Saint 79. That dynamic of the Friary which is being the Saint is the embodying of the spirit depth of human existence and the manifestation of being itself. The Saint demands that the Friary suffer the pain of all humanity which he himself willingly suffers as a sign among men. In the midst of the Friary's struggle to stand before all that is, he becomes that reality. He is therefore the singular sign that no­thing can contain the significance of a man's existence and that no­thingness is the only reality there is. In relation to the Prophet, he shows the primacy of structuring the internal life, as the only means to the interior reserve needed to stand in the face of all opposition. The Saint impacts the Prophet with the absurd truth that significant human existence is possible precisely within the dehumanizing structures against which the Prophet speaks. He reveals to the Prophet that the only deed is the eschatalogical deed done on behalf of all men and for the sake of the future. To the Guru, the Saint is the moral man, living his life with total self­consciousness, thereby demanding that the Guru be what he evokes from other men.

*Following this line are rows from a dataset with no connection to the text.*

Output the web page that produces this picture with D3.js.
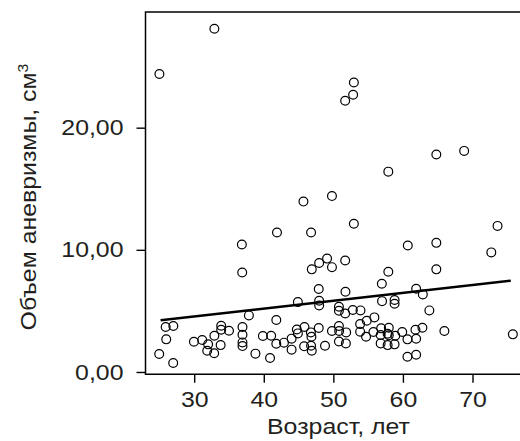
<!DOCTYPE html>
<html>
<head>
<meta charset="utf-8">
<script src="https://cdn.jsdelivr.net/npm/d3@7"></script>
<style>
  html, body { margin: 0; padding: 0; background: #fff; }
  svg { display: block; }
  text { font-family: "Liberation Sans", Arial, Helvetica, sans-serif; fill: #231f20; }
</style>
</head>
<body>
<svg id="chart" width="520" height="441"></svg>
<script>
// ---- data ----
const ages = [
  25.0, 32.9, 52.95, 52.84, 51.7, 64.8, 68.8, 57.9, 49.8, 45.7, 52.95, 73.6, 41.9, 46.8, 36.85, 60.7, 64.8, 72.7,
  51.7, 49.1, 47.96, 49.8, 46.9, 36.9, 57.9, 64.8,
  47.9, 44.9, 47.96, 47.96, 37.86, 41.8, 51.74, 56.97, 61.9, 62.86, 57.0, 58.8, 58.8, 50.8, 50.8, 51.7, 52.8, 53.9,
  63.8, 55.9, 54.8, 53.85,
  25.9, 27.0, 25.98, 24.97, 26.98, 29.96, 31.15, 32.0, 31.87, 32.87, 32.9, 33.88, 33.88, 35.0, 33.8, 36.94, 36.94,
  36.94, 36.94, 38.8, 40.9, 39.87, 41.06, 41.8, 42.9, 44.0, 44.0, 44.75, 44.9, 45.85, 45.8, 46.77, 46.85, 46.8, 46.9, 47.9,
  50.8, 49.8, 50.83, 51.84, 53.85, 55.76, 56.87, 57.97, 56.8, 57.8, 57.97, 58.9, 59.9, 61.8, 62.8, 65.96, 75.8,
  54.7, 60.65, 61.9, 48.8, 50.8, 51.8, 56.8, 57.8, 58.8, 60.65, 61.9
];
const volumes = [
  24.4, 28.1, 23.7, 22.7, 22.2, 17.8, 18.1, 16.4, 14.4, 13.95, 12.13, 11.96, 11.42, 11.42, 10.44, 10.36, 10.57, 9.79,
  9.13, 9.28, 8.92, 8.58, 8.4, 8.15, 8.2, 8.4,
  6.79, 5.72, 5.83, 5.45, 4.63, 4.25, 6.57, 7.22, 6.81, 6.35, 5.8, 5.89, 5.59, 5.34, 5.01, 4.79, 5.07, 5.04,
  5.04, 4.47, 4.2, 3.92,
  3.68, 3.76, 2.67, 1.47, 0.74, 2.48, 2.62, 2.26, 1.74, 1.53, 2.97, 3.79, 3.46, 3.38, 2.2, 3.68, 3.05,
  2.42, 2.12, 1.5, 1.15, 2.94, 2.97, 2.31, 2.4, 2.73, 1.83, 3.48, 3.16, 3.68, 2.1, 3.24, 2.89, 2.15, 1.74, 3.6,
  3.76, 3.35, 3.35, 3.24, 3.3, 3.27, 3.57, 3.62, 3.03, 3.13, 3.0, 2.97, 3.27, 3.46, 3.62, 3.35, 3.08,
  2.89, 2.67, 2.72, 2.15, 2.5, 2.34, 2.34, 2.2, 2.26, 1.25, 1.41
];
const fitIntercept = 2.61;   // linear fit line
const fitSlope = 0.0644;
const xTicks = [30, 40, 50, 60, 70];
const yTicks = [0, 10, 20];
const xTitle = "Возраст, лет";
const yTitle = "Объем аневризмы, см";

// ---- layout ----
const svg = d3.select("#chart");
const mLeft = 145.5, mTop = 12, mBottom = 374.3;
const stretch = 1.13;   // the reference type is set slightly wide
const x = d3.scaleLinear().domain([23, 77]).range([mLeft, mLeft + 54 * 6.9575]);
const y = d3.scaleLinear().domain([-0.19, 29.47]).range([mBottom, mTop]);

const fmt = v => d3.format(".2f")(v).replace(".", ",");

// frame (left, top, bottom; right edge lies beyond the picture)
svg.append("path")
  .attr("d", `M${mLeft + 530},${mTop}H${mLeft}V${mBottom}H${mLeft + 530}`)
  .attr("fill", "none").attr("stroke", "#000").attr("stroke-width", 1.5);

// y axis ticks
const yAxis = d3.axisLeft(y).tickValues(yTicks).tickFormat(fmt).tickSize(9).tickPadding(12);
const gy = svg.append("g").attr("transform", `translate(${mLeft},0)`).call(yAxis);
gy.select(".domain").remove();
gy.selectAll(".tick line").attr("stroke", "#000").attr("stroke-width", 1.4);
gy.selectAll(".tick text").attr("font-size", 22).attr("fill", "#231f20")
  .attr("font-family", "'Liberation Sans', Arial, sans-serif")
  .attr("x", -22 / stretch).attr("transform", `scale(${stretch},1)`);

// x axis ticks
const xAxis = d3.axisBottom(x).tickValues(xTicks).tickFormat(d3.format("d")).tickSize(8.5).tickPadding(9);
const gx = svg.append("g").attr("transform", `translate(0,${mBottom})`).call(xAxis);
gx.select(".domain").remove();
gx.selectAll(".tick line").attr("stroke", "#000").attr("stroke-width", 1.4);
gx.selectAll(".tick text").attr("font-size", 22).attr("fill", "#231f20")
  .attr("font-family", "'Liberation Sans', Arial, sans-serif")
  .attr("transform", `scale(${stretch},1)`);

// points
const pts = ages.map((a, i) => ({ a, v: volumes[i] }));
svg.append("g").selectAll("circle").data(pts).join("circle")
  .attr("cx", d => x(d.a)).attr("cy", d => y(d.v)).attr("r", 4.4)
  .attr("fill", "none").attr("stroke", "#000").attr("stroke-width", 1.2);

// fit line
const ext = d3.extent(ages);
const fitPts = [ext[0] + 0.2, ext[1] - 0.3].map(a => [a, fitIntercept + fitSlope * a]);
svg.append("path")
  .attr("d", d3.line().x(d => x(d[0])).y(d => y(d[1]))(fitPts))
  .attr("fill", "none").attr("stroke", "#000").attr("stroke-width", 2.5);

// titles
svg.append("text").attr("transform", `translate(338.5,434) scale(${stretch},1)`)
  .attr("text-anchor", "middle").attr("font-size", 22).text(xTitle);

const yt = svg.append("text").attr("transform", `translate(36,197) rotate(-90) scale(${stretch},1)`)
  .attr("text-anchor", "middle").attr("font-size", 22);
yt.append("tspan").text(yTitle);
yt.append("tspan").attr("font-size", 14).attr("dy", -8).text("3");
</script>
</body>
</html>
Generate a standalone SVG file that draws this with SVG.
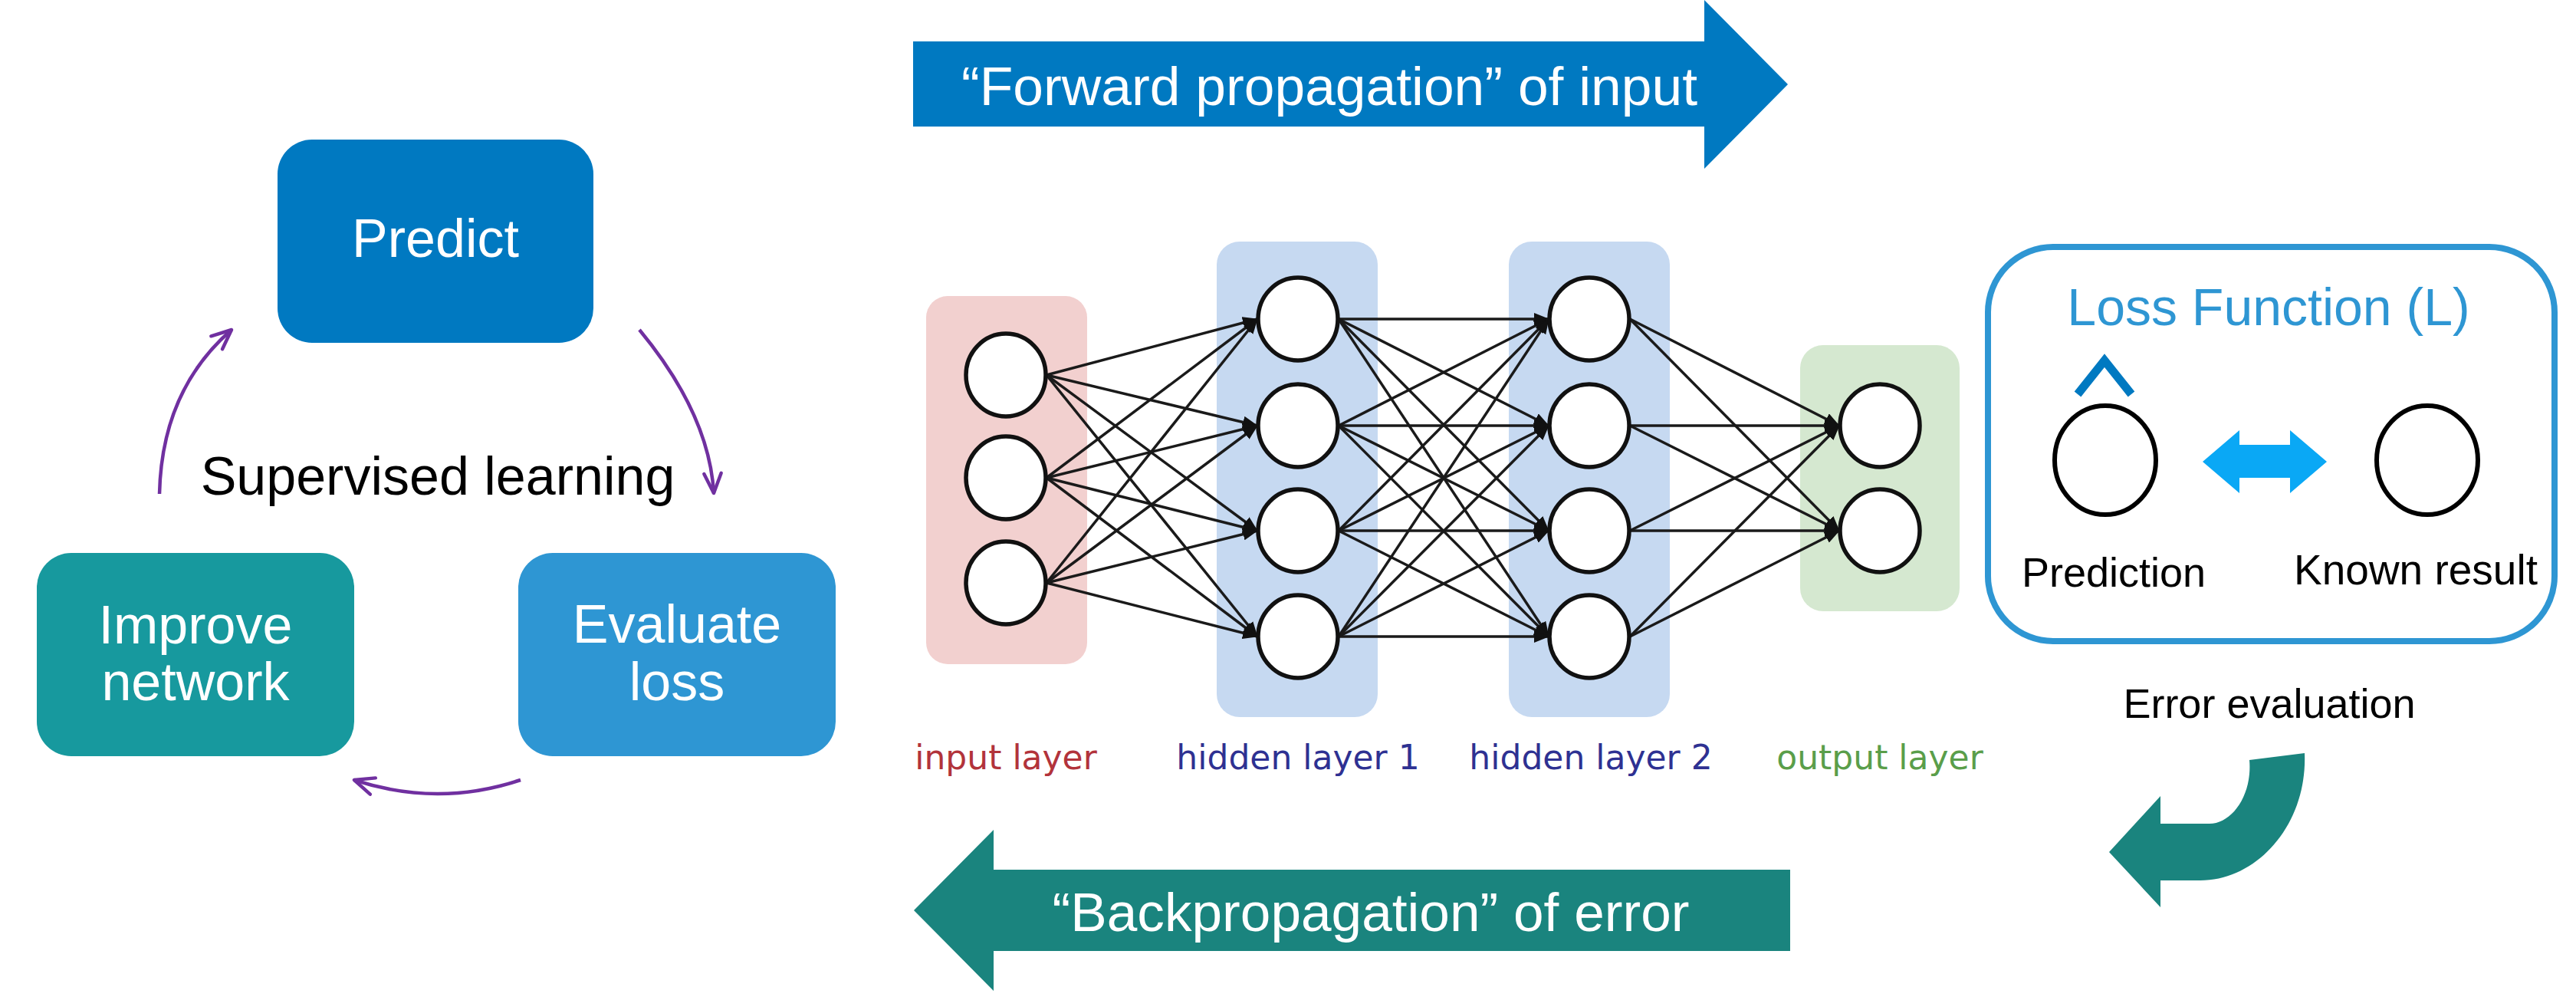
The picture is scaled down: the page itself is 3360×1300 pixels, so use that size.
<svg xmlns="http://www.w3.org/2000/svg" width="3360" height="1300" viewBox="0 0 3360 1300">
<defs>
<style>
.box{stroke:none}
.wt{fill:#ffffff;font-family:"Liberation Sans",Arial,sans-serif;font-size:70px;text-anchor:middle}
.bk{fill:#000000;font-family:"Liberation Sans",Arial,sans-serif;text-anchor:middle}
.lbl{font-family:"DejaVu Sans",Verdana,sans-serif;font-size:44px;text-anchor:middle}
.node{fill:#ffffff;stroke:#111111;stroke-width:5.5}
.edge{stroke:#1a1a1a;stroke-width:3.5;fill:none;marker-end:url(#ah)}
.cyc{stroke:#7030A0;stroke-width:4.5;fill:none;marker-end:url(#ph)}
</style>
<marker id="ah" viewBox="0 0 20 16" refX="19" refY="8" markerWidth="20" markerHeight="16" orient="auto" markerUnits="userSpaceOnUse">
<path d="M0,0 L20,8 L0,16 Z" fill="#111111"/>
</marker>
<marker id="ph" viewBox="0 0 20 20" refX="18" refY="10" markerWidth="32" markerHeight="32" orient="auto" markerUnits="userSpaceOnUse">
<path d="M2,3 L18,10 L2,17" fill="none" stroke="#7030A0" stroke-width="2.8" stroke-linecap="round" stroke-linejoin="round"/>
</marker>
</defs>
<rect width="3360" height="1300" fill="#ffffff"/>

<!-- Left cycle -->
<g id="predict">
<rect class="box" x="362" y="182" width="412" height="265" rx="45" fill="#0079C1"/>
<text class="wt" x="568" y="335">Predict</text>
</g>
<g id="evaluate-loss">
<rect class="box" x="676" y="721" width="414" height="265" rx="45" fill="#2E96D3"/>
<text class="wt" x="883" y="838">Evaluate</text>
<text class="wt" x="883" y="913">loss</text>
</g>
<g id="improve-network">
<rect class="box" x="48" y="721" width="414" height="265" rx="45" fill="#17999E"/>
<text class="wt" x="255" y="839">Improve</text>
<text class="wt" x="255" y="913">network</text>
</g>
<g id="supervised-label">
<text class="bk" x="571" y="645" font-size="70">Supervised learning</text>
</g>

<!-- Neural network layer backgrounds -->
<g id="input-layer">
<rect x="1208" y="386" width="210" height="480" rx="28" fill="#F2D0CF"/>
<text class="lbl" x="1312" y="1003" fill="#B2333B">input layer</text>
</g>
<g id="hidden-layer-1">
<rect x="1587" y="315" width="210" height="620" rx="30" fill="#C6D9F1"/>
<text class="lbl" x="1693" y="1003" fill="#2E3192">hidden layer 1</text>
</g>
<g id="hidden-layer-2">
<rect x="1968" y="315" width="210" height="620" rx="30" fill="#C6D9F1"/>
<text class="lbl" x="2075" y="1003" fill="#2E3192">hidden layer 2</text>
</g>
<g id="output-layer">
<rect x="2348" y="450" width="208" height="347" rx="30" fill="#D5E8D0"/>
<text class="lbl" x="2452" y="1003" fill="#5A9E4A">output layer</text>
</g>

<!-- Connectors -->
<g id="connectors">
<path class="cyc" d="M208 644 Q211 509 302 430"/>
<path class="cyc" d="M834 430 Q925 540 931 643"/>
<path class="cyc" d="M679 1017 Q571 1053 462 1017"/>

<line class="edge" x1="1365" y1="489" x2="1640" y2="416"/>
<line class="edge" x1="1365" y1="489" x2="1640" y2="555"/>
<line class="edge" x1="1365" y1="489" x2="1640" y2="692"/>
<line class="edge" x1="1365" y1="489" x2="1640" y2="830"/>
<line class="edge" x1="1365" y1="623" x2="1640" y2="416"/>
<line class="edge" x1="1365" y1="623" x2="1640" y2="555"/>
<line class="edge" x1="1365" y1="623" x2="1640" y2="692"/>
<line class="edge" x1="1365" y1="623" x2="1640" y2="830"/>
<line class="edge" x1="1365" y1="760" x2="1640" y2="416"/>
<line class="edge" x1="1365" y1="760" x2="1640" y2="555"/>
<line class="edge" x1="1365" y1="760" x2="1640" y2="692"/>
<line class="edge" x1="1365" y1="760" x2="1640" y2="830"/>

<line class="edge" x1="1746" y1="416" x2="2020" y2="416"/>
<line class="edge" x1="1746" y1="416" x2="2020" y2="555"/>
<line class="edge" x1="1746" y1="416" x2="2020" y2="692"/>
<line class="edge" x1="1746" y1="416" x2="2020" y2="830"/>
<line class="edge" x1="1746" y1="555" x2="2020" y2="416"/>
<line class="edge" x1="1746" y1="555" x2="2020" y2="555"/>
<line class="edge" x1="1746" y1="555" x2="2020" y2="692"/>
<line class="edge" x1="1746" y1="555" x2="2020" y2="830"/>
<line class="edge" x1="1746" y1="692" x2="2020" y2="416"/>
<line class="edge" x1="1746" y1="692" x2="2020" y2="555"/>
<line class="edge" x1="1746" y1="692" x2="2020" y2="692"/>
<line class="edge" x1="1746" y1="692" x2="2020" y2="830"/>
<line class="edge" x1="1746" y1="830" x2="2020" y2="416"/>
<line class="edge" x1="1746" y1="830" x2="2020" y2="555"/>
<line class="edge" x1="1746" y1="830" x2="2020" y2="692"/>
<line class="edge" x1="1746" y1="830" x2="2020" y2="830"/>

<line class="edge" x1="2126" y1="416" x2="2399" y2="555"/>
<line class="edge" x1="2126" y1="416" x2="2399" y2="692"/>
<line class="edge" x1="2126" y1="555" x2="2399" y2="555"/>
<line class="edge" x1="2126" y1="555" x2="2399" y2="692"/>
<line class="edge" x1="2126" y1="692" x2="2399" y2="555"/>
<line class="edge" x1="2126" y1="692" x2="2399" y2="692"/>
<line class="edge" x1="2126" y1="830" x2="2399" y2="555"/>
<line class="edge" x1="2126" y1="830" x2="2399" y2="692"/>
</g>

<!-- Neurons -->
<g id="in-1"><ellipse class="node" cx="1312" cy="489" rx="52" ry="54"/></g>
<g id="in-2"><ellipse class="node" cx="1312" cy="623" rx="52" ry="54"/></g>
<g id="in-3"><ellipse class="node" cx="1312" cy="760" rx="52" ry="54"/></g>
<g id="h1-1"><ellipse class="node" cx="1693" cy="416" rx="52" ry="54"/></g>
<g id="h1-2"><ellipse class="node" cx="1693" cy="555" rx="52" ry="54"/></g>
<g id="h1-3"><ellipse class="node" cx="1693" cy="692" rx="52" ry="54"/></g>
<g id="h1-4"><ellipse class="node" cx="1693" cy="830" rx="52" ry="54"/></g>
<g id="h2-1"><ellipse class="node" cx="2073" cy="416" rx="52" ry="54"/></g>
<g id="h2-2"><ellipse class="node" cx="2073" cy="555" rx="52" ry="54"/></g>
<g id="h2-3"><ellipse class="node" cx="2073" cy="692" rx="52" ry="54"/></g>
<g id="h2-4"><ellipse class="node" cx="2073" cy="830" rx="52" ry="54"/></g>
<g id="out-1"><ellipse class="node" cx="2452" cy="555" rx="52" ry="54"/></g>
<g id="out-2"><ellipse class="node" cx="2452" cy="692" rx="52" ry="54"/></g>

<!-- Forward / backward arrows -->
<g id="forward-arrow">
<polygon points="1191,54 2223,54 2223,0 2332,110 2223,220 2223,165 1191,165" fill="#0079C1"/>
<text class="wt" x="1734" y="137" textLength="960" lengthAdjust="spacingAndGlyphs">“Forward propagation” of input</text>
</g>
<g id="backward-arrow">
<polygon points="1192,1187 1296,1082 1296,1134 2335,1134 2335,1240 1296,1240 1296,1292" fill="#1A847E"/>
<text class="wt" x="1788" y="1214" textLength="831" lengthAdjust="spacingAndGlyphs">“Backpropagation” of error</text>
</g>

<!-- Loss function -->
<g id="loss-function">
<rect x="2593" y="322" width="739" height="514" rx="85" fill="#ffffff" stroke="#2E96D3" stroke-width="8"/>
<text x="2959" y="424" font-family="'Liberation Sans',Arial,sans-serif" font-size="68" fill="#2E96D3" text-anchor="middle">Loss Function (L)</text>
<polyline points="2710,514 2745,470 2780,514" fill="none" stroke="#0079C1" stroke-width="11"/>
<ellipse cx="2746" cy="600" rx="66" ry="71" fill="none" stroke="#000000" stroke-width="6"/>
<polygon points="2873,602 2921,561 2921,580 2987,580 2987,561 3035,602 2987,643 2987,623 2921,623 2921,643" fill="#0AA8F5"/>
<ellipse cx="3166" cy="600" rx="66" ry="71" fill="none" stroke="#000000" stroke-width="6"/>
<text class="bk" x="2757" y="765" font-size="54">Prediction</text>
<text class="bk" x="3151" y="762" font-size="55">Known result</text>
</g>
<g id="error-evaluation">
<text class="bk" x="2960" y="936" font-size="54">Error evaluation</text>
</g>
<g id="curved-arrow">
<path d="M3006 982 C3010 1074 2945 1148 2870 1148 L2818 1148 L2818 1183 L2751 1111 L2818 1038 L2818 1074 L2882 1074 C2911 1074 2938 1037 2934 991 Z" fill="#1A847E"/>
</g>
</svg>
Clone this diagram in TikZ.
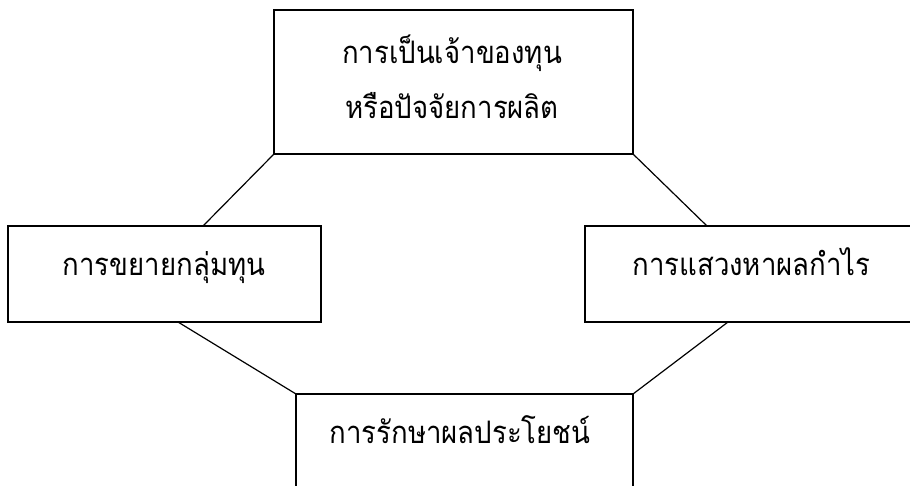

The Saint demonstrates the depths of responding to the Guru's word, thereby summoning from him still further insight

into the solitary life.

80. The Friary dynamic in the intentional religious demands new strategic structures to enable the function of the Friary. These might be a reordering of the Cadre member's relationship to time and space through patterns of sleep, study, and service. The creation of new religious rites that appropriate the wisdom of such activities as confession and penance offers the Friary new ways of giving form to its own spirit life. The same is true for the creation of new forms of symbolic acts such as solitary journeys and corporate offices.